Incrementally seeing is incrementally believing?
Like the Nintendo DSi before it, the New Nintendo 3DS XL is a stop-gap system that offers some improvements, while not making a generational leap. I’ve had the chance to spend some time with the system in games both new and old.
The head-tracking “Super-Stable 3D” is indeed an improvement over the original’s limited viewing angle, and it does work somewhat spectacularly. The system opens up with a demo where you can move your head around laterally and the 3D adapts quickly. However, it’s important to note that it doesn’t offer infinite viewing angles, and it does not adapt instantaneously. But since it does partially adapt, it actually can cause more of a headache – literally. Basically, the fact that you can move around more while playing encourages you to do so. But the small lag time in adapting causes some subtle eye-crossing. I eventually got used to it, but did feel some eye strain.

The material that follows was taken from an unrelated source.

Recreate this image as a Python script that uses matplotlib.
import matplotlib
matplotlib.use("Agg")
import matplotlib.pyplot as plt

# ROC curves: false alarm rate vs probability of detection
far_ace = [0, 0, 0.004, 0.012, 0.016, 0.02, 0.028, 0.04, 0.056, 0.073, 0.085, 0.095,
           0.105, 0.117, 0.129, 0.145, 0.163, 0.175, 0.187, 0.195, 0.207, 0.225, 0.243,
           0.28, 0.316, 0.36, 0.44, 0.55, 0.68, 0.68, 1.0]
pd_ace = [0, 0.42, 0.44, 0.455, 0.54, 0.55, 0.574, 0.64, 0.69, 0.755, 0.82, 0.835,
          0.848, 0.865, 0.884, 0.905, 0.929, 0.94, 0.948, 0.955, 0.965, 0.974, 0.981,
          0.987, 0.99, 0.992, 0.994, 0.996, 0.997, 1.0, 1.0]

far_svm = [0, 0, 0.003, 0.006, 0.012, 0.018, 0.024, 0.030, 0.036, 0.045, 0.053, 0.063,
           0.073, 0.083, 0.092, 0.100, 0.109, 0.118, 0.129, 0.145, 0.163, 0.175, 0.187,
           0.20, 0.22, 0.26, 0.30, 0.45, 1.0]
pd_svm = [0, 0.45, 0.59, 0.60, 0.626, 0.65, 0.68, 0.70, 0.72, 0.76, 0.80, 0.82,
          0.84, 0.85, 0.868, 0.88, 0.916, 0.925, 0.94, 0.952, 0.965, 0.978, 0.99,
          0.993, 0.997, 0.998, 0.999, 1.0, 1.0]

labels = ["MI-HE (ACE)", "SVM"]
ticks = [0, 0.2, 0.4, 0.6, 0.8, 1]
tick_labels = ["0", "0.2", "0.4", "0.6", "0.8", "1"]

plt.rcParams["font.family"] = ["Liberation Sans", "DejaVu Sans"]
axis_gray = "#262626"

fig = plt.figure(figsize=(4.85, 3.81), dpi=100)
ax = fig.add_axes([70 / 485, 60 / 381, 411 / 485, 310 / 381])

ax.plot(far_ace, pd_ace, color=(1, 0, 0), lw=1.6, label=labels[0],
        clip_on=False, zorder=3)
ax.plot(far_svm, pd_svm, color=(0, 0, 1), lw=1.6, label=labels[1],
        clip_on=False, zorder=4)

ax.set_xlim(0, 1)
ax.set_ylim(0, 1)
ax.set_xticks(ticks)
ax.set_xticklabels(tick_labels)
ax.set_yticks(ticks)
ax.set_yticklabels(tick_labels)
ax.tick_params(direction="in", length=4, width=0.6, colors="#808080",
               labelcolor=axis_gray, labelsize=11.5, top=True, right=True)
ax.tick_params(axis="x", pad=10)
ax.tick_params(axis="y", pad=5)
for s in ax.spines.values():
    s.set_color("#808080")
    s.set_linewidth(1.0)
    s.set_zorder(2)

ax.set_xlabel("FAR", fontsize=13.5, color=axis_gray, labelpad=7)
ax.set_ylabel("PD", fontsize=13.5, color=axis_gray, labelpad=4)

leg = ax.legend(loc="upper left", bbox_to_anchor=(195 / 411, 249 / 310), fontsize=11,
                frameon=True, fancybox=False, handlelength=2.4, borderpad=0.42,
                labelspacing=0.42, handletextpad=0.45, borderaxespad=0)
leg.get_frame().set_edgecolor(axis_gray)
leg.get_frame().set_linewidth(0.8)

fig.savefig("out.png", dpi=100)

Overall, the screens were somewhat disappointing. The resolution hasn’t been increased, so the pixels are gigantic, in a world where other devices have made them nearly indiscriminable. I also found the adaptive brightness feature to be far inferior to similar functionality on smartphones. While playing, the screens would often dim for no apparent reason to a level that was a little bit low for comfortable viewing. Additionally, light bleeding (from bright graphics on dark backgrounds) is still very present. The 3D viewing range on the New 3DS XL is similar to the regular 3DS XL, but if you’re used to the original 3DS, you may need to crank the 3D settings down a bit. A maxed 3D slider on the original 3DS is closer to a middle position on the New 3DS XL.
The C-stick nub acts like the ThinkPad laptop nubs. You don’t actually tilt the thing, but gently press in the direction you want to input. While this might not work out so well when you want the analog input of a control stick, it works out perfectly for camera control where gently rolling your finger around causes the camera to spin around. I’ve tried it out in several new games, as well as ones supporting the Circle Pad Pro, and it’s a welcome addition. The extra trigger buttons are less so, due to their awkward positions medial to the shoulder buttons, but they’re still a better option than using the D-pad as extra buttons.

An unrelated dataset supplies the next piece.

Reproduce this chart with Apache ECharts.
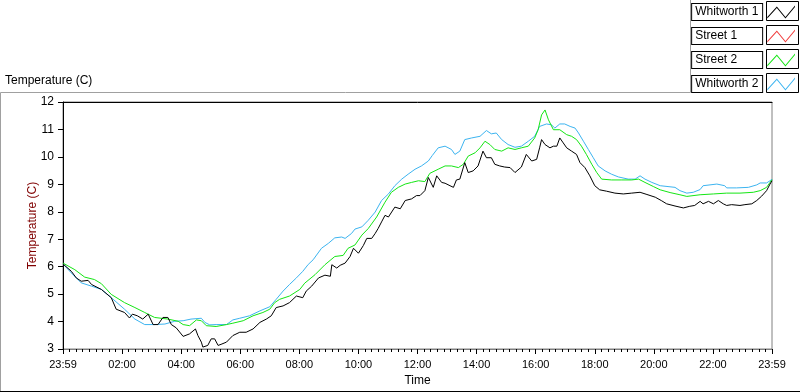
<!DOCTYPE html>
<html>
<head>
<meta charset="utf-8">
<script src="https://cdn.jsdelivr.net/npm/echarts@6/dist/echarts.min.js"></script>
<style>
  html, body { margin: 0; padding: 0; background: #fff; }
  #chart { width: 800px; height: 392px; }
</style>
</head>
<body>
<div id="chart"></div>
<script>
// minutes after 23:59 of the previous day, temperature in C
const seriesNames = ['Whitworth 1', 'Street 1', 'Street 2', 'Whitworth 2']
const seriesColors = ['#000000', '#f03c3c', '#14e614', '#3cb4f0']

const whitworth1 = [
  [0, 6.10], [17, 5.83], [27, 5.59], [37, 5.47], [51, 5.50], [58, 5.35], [78, 5.17], [98, 4.87],
  [108, 4.45], [125, 4.33], [135, 4.13], [141, 4.27], [151, 4.21], [162, 4.09], [173, 4.27], [183, 3.89],
  [193, 3.89], [203, 4.15], [213, 4.15], [220, 3.89], [230, 3.77], [244, 3.46], [257, 3.55], [269, 3.73],
  [274, 3.49], [281, 3.25], [284, 3.07], [294, 3.13], [301, 3.37], [308, 3.37], [315, 3.13], [321, 3.17],
  [332, 3.25], [345, 3.49], [359, 3.61], [372, 3.61], [386, 3.73], [400, 3.97], [413, 4.09], [423, 4.21],
  [433, 4.51], [447, 4.57], [460, 4.69], [474, 4.93], [487, 4.87], [494, 5.11], [505, 5.29], [519, 5.59],
  [532, 5.69], [543, 5.65], [546, 6.07], [556, 5.95], [563, 6.05], [573, 6.13], [583, 6.37], [590, 6.67],
  [600, 6.49], [610, 6.77], [617, 7.03], [627, 7.03], [634, 7.21], [640, 7.39], [647, 7.63], [654, 7.87],
  [661, 7.81], [674, 8.17], [685, 8.11], [695, 8.41], [708, 8.47], [718, 8.59], [725, 8.59], [735, 8.77],
  [742, 9.25], [752, 8.89], [759, 9.31], [769, 9.07], [776, 9.04], [786, 8.95], [793, 8.89], [799, 9.16],
  [806, 9.19], [816, 9.79], [823, 9.43], [833, 9.49], [843, 9.67], [853, 10.21], [860, 9.97], [870, 9.97],
  [877, 9.73], [887, 9.67], [897, 9.63], [908, 9.61], [918, 9.43], [931, 9.63], [941, 10.09], [952, 9.85],
  [962, 9.91], [968, 10.33], [972, 10.63], [979, 10.45], [989, 10.33], [996, 10.39], [1003, 10.39], [1009, 10.69],
  [1016, 10.51], [1023, 10.33], [1033, 10.21], [1043, 10.09], [1050, 9.79], [1060, 9.61], [1070, 9.31], [1080, 8.95],
  [1090, 8.80], [1104, 8.75], [1121, 8.68], [1138, 8.65], [1155, 8.68], [1172, 8.71], [1186, 8.63], [1203, 8.53],
  [1216, 8.40], [1226, 8.29], [1243, 8.21], [1260, 8.14], [1273, 8.20], [1283, 8.23], [1294, 8.38], [1300, 8.29],
  [1311, 8.38], [1321, 8.29], [1331, 8.41], [1341, 8.29], [1348, 8.23], [1358, 8.26], [1375, 8.23], [1385, 8.26],
  [1399, 8.29], [1409, 8.41], [1419, 8.57], [1429, 8.77], [1436, 9.01], [1440, 9.13]
]

const street1 = []

const street2 = [
  [0, 6.13], [24, 5.89], [44, 5.62], [64, 5.53], [78, 5.38], [98, 4.99], [125, 4.69], [146, 4.51],
  [166, 4.33], [186, 4.15], [213, 4.09], [234, 4.01], [244, 3.89], [257, 3.85], [271, 4.06], [281, 4.03],
  [291, 3.85], [311, 3.82], [332, 3.89], [345, 3.94], [366, 4.03], [386, 4.21], [406, 4.33], [420, 4.45],
  [430, 4.69], [440, 4.81], [460, 4.93], [481, 5.17], [491, 5.40], [512, 5.71], [532, 6.07], [552, 6.37],
  [569, 6.41], [579, 6.67], [593, 6.79], [607, 7.15], [620, 7.39], [637, 7.81], [654, 8.35], [667, 8.71],
  [681, 8.89], [695, 9.01], [708, 9.07], [722, 9.13], [735, 9.10], [745, 9.40], [762, 9.55], [776, 9.67],
  [789, 9.67], [803, 9.61], [813, 9.73], [823, 10.03], [837, 10.15], [847, 10.33], [857, 10.57], [867, 10.45],
  [877, 10.27], [891, 10.21], [904, 10.33], [918, 10.27], [931, 10.33], [945, 10.39], [958, 10.69], [965, 10.99],
  [972, 11.53], [979, 11.71], [986, 11.35], [996, 10.99], [1009, 10.99], [1023, 10.81], [1033, 10.75], [1043, 10.63],
  [1053, 10.39], [1063, 10.09], [1074, 9.73], [1084, 9.43], [1094, 9.19], [1114, 9.16], [1135, 9.16], [1155, 9.16],
  [1169, 9.19], [1182, 9.07], [1199, 8.92], [1213, 8.80], [1233, 8.70], [1253, 8.62], [1267, 8.56], [1294, 8.62],
  [1321, 8.65], [1348, 8.68], [1375, 8.68], [1402, 8.71], [1416, 8.77], [1429, 8.89], [1436, 9.07], [1440, 9.17]
]

const whitworth2 = [
  [0, 6.10], [17, 5.77], [37, 5.41], [58, 5.29], [78, 5.17], [98, 4.87], [125, 4.45], [146, 4.09],
  [166, 3.89], [186, 3.89], [207, 3.91], [227, 4.01], [244, 4.03], [260, 4.09], [281, 4.12], [288, 3.97],
  [298, 3.88], [311, 3.89], [332, 3.89], [345, 4.06], [359, 4.12], [379, 4.21], [400, 4.39], [420, 4.54],
  [433, 4.81], [447, 5.11], [460, 5.35], [474, 5.59], [487, 5.83], [498, 6.08], [508, 6.25], [525, 6.67],
  [539, 6.85], [552, 7.05], [566, 7.08], [573, 7.03], [586, 7.21], [593, 7.37], [607, 7.45], [620, 7.69],
  [634, 7.99], [647, 8.41], [661, 8.65], [674, 8.95], [688, 9.19], [701, 9.37], [715, 9.55], [728, 9.67],
  [742, 9.85], [750, 10.05], [762, 10.33], [776, 10.39], [789, 10.27], [796, 10.09], [806, 10.21], [816, 10.63],
  [830, 10.69], [847, 10.75], [860, 10.96], [870, 10.84], [880, 10.87], [891, 10.63], [904, 10.45], [918, 10.35],
  [931, 10.39], [945, 10.57], [958, 10.75], [968, 11.11], [982, 11.20], [992, 11.17], [999, 11.05], [1009, 11.20],
  [1019, 11.20], [1030, 11.11], [1040, 11.05], [1047, 10.87], [1057, 10.57], [1067, 10.27], [1077, 9.97], [1087, 9.67],
  [1101, 9.49], [1114, 9.37], [1128, 9.27], [1148, 9.19], [1162, 9.19], [1172, 9.31], [1182, 9.19], [1196, 9.07],
  [1213, 8.95], [1243, 8.89], [1253, 8.77], [1267, 8.68], [1280, 8.71], [1294, 8.81], [1300, 8.95], [1328, 9.01],
  [1344, 8.95], [1348, 8.87], [1368, 8.87], [1392, 8.89], [1409, 8.98], [1416, 9.05], [1429, 9.05], [1436, 9.13],
  [1440, 9.19]
]

const seriesData = [whitworth1, street1, street2, whitworth2]

const font = 'Liberation Sans'

function timeLabel (v) {
  if (v === 0 || v === 1440) return '23:59'
  const h = Math.floor(v / 60)
  return (h < 10 ? '0' + h : '' + h) + ':00'
}

// black boxes round the legend swatches
const swatchBoxes = seriesNames.map((n, i) => ({
  type: 'rect',
  z: 0,
  shape: { x: 766.5, y: 1.5 + i * 24, width: 32, height: 19 },
  style: { fill: null, stroke: '#000', lineWidth: 1 }
}))

const chart = echarts.init(document.getElementById('chart'))
chart.setOption({
  backgroundColor: '#fff',
  animation: false,
  textStyle: { fontFamily: font },
  title: {
    text: 'Temperature (C)',
    left: 5,
    top: 75,
    padding: 0,
    textStyle: { fontFamily: font, fontSize: 12, fontWeight: 'normal', color: '#000' }
  },
  graphic: [
    // panel frame
    { type: 'polyline', shape: { points: [[0.5, 392], [0.5, 92.5], [690.5, 92.5], [690.5, 0]] }, style: { stroke: '#a0a0a0', lineWidth: 1, fill: null } },
    { type: 'line', shape: { x1: 0, y1: 391.5, x2: 800, y2: 391.5 }, style: { stroke: '#000', lineWidth: 1 } }
  ].concat(swatchBoxes),
  legend: {
    orient: 'vertical',
    right: 5,
    top: 3,
    padding: 0,
    itemGap: 6,
    itemWidth: 28,
    itemHeight: 13,
    align: 'right',
    z: 10,
    // thin zig-zag band, filled with the series colour
    icon: 'path://M0,12 L10,1 L19,12 L29,0 L29,1.6 L19,13.6 L10,2.6 L0,13.6 Z',
    selectedMode: false,
    formatter: name => '{a|' + name + '}',
    textStyle: {
      fontFamily: font,
      fontSize: 12,
      color: '#000',
      padding: [1, 3],
      backgroundColor: '#fff',
      borderColor: '#000',
      borderWidth: 1,
      rich: {
        a: { width: 64, align: 'left', lineHeight: 14, fontSize: 12, fontFamily: font, color: '#000' }
      }
    },
    data: seriesNames
  },
  grid: {
    left: 63,
    right: 28,
    top: 102,
    bottom: 40,
    show: true,
    borderColor: '#808080',
    borderWidth: 1,
    backgroundColor: '#fff'
  },
  xAxis: [
    {
      type: 'value',
      min: 0,
      max: 1440,
      interval: 120,
      name: 'Time',
      nameLocation: 'middle',
      nameGap: 26,
      nameMoveOverlap: false,
      nameTextStyle: { fontFamily: font, fontSize: 12, color: '#000' },
      axisLine: { onZero: false, lineStyle: { color: '#808080' } },
      axisTick: { show: true, length: 5, inside: false, lineStyle: { color: '#000', width: 1 } },
      minorTick: { show: true, splitNumber: 9, length: 3, lineStyle: { color: '#000', width: 1 } },
      splitLine: { show: false },
      axisLabel: { formatter: timeLabel, margin: 10, fontFamily: font, fontSize: 11, color: '#000', showMinLabel: true, showMaxLabel: true }
    },
    {
      type: 'value',
      position: 'top',
      min: 0,
      max: 1440,
      axisLine: { onZero: false, lineStyle: { color: '#000' } },
      axisTick: { show: false },
      axisLabel: { show: false },
      splitLine: { show: false }
    }
  ],
  yAxis: {
    type: 'value',
    min: 3,
    max: 12,
    interval: 1,
    name: 'Temperature (C)',
    nameLocation: 'middle',
    nameGap: 24,
    nameMoveOverlap: false,
    nameTextStyle: { fontFamily: font, fontSize: 12, color: '#800000' },
    axisLine: { show: true, onZero: false, lineStyle: { color: '#000' } },
    axisTick: { show: true, length: 5, lineStyle: { color: '#000' } },
    splitLine: { show: false },
    axisLabel: { margin: 9, fontFamily: font, fontSize: 12, color: '#000' }
  },
  series: seriesNames.map((name, i) => ({
    name: name,
    type: 'line',
    data: seriesData[i],
    showSymbol: false,
    symbol: 'none',
    color: seriesColors[i],
    lineStyle: { width: 1, color: seriesColors[i] },
    z: 10 - i
  }))
})
</script>
</body>
</html>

Transferring data from my old 3DS was pretty easy. I was a bit surprised that my New 3DS shipped with an old firmware, version 9.0.0. Given that and the box’s 2014 date, it seems like Nintendo’s been getting ready for a North America launch for a while. What this all meant is that I had to do a system update before proceeding with the transfer. Beyond transferring the main system data, you’re given one of three options – if you already have a Micro SD card in your 3DS, you can just move it to the new system. Otherwise, you can transfer all game data wirelessly, or you can copy from SD to Micro SD on a computer. I chose the latter -- after formatting to FAT32, I was able to move my data to a 64GB card (my original 3DS’s 32GB card was nearly full).
I know there’s consternation over NOA not making the regular New 3DS (and its cover-plates) available. I personally don’t mind – but it’s still hard to get over how large the XL is with all of its plastic. And with each new iteration, Nintendo’s moved elements around, so the stylus and certain other elements are in unfamiliar locations. And long-gone is the telescoping stylus of the original. However, holding the New 3DS XL, with its rounded edges was a big improvement over the original 3DS, and all of the buttons are easy to access and don’t cramp my hands. The buttons are a bit clickier than the original 3DS, but not as bad as the original Nintendo DS. I prefer non-clicking buttons, but I don’t mind these. I do miss my extended battery though -- it's too bad they didn't fit a higher-capacity battery in the large shell.
Easily the system’s biggest improvement is in loading time. While in-game processing is generally no different, initial load time is reduced dramatically, especially for larger games like Super Smash Bros., approaching the “channel-changing” characteristic that Nintendo originally desired for the Wii. System applications like the web browser and Miiverse go from interesting curiosities, to reasonably useful. The main menu interface is still stuck in the dark ages, but overall, dealing with non-game aspects of the system is much improved, and the system is worth getting just for that.
Right now, only Xenoblade Chronicles 3D has been announced as requiring the new system, but it will be interesting to see if any other games use the new processing power. And as for Amiibo functionality, the system scans them very quickly, but I haven’t had the chance to make much use of it as of yet.
The New 3DS XL feels like what the original 3DS should have been – had the technology been there. After all, head-tracking parallax screens were only invented recently. That feature isn’t enough to recommend a new purchase, but the increased speed is. While you’re not currently missing much by not upgrading to the latest iteration, it’s been a more enjoyable experience for me. And if you’ve put off ever getting a 3DS, now’s a great time; a grand library awaits.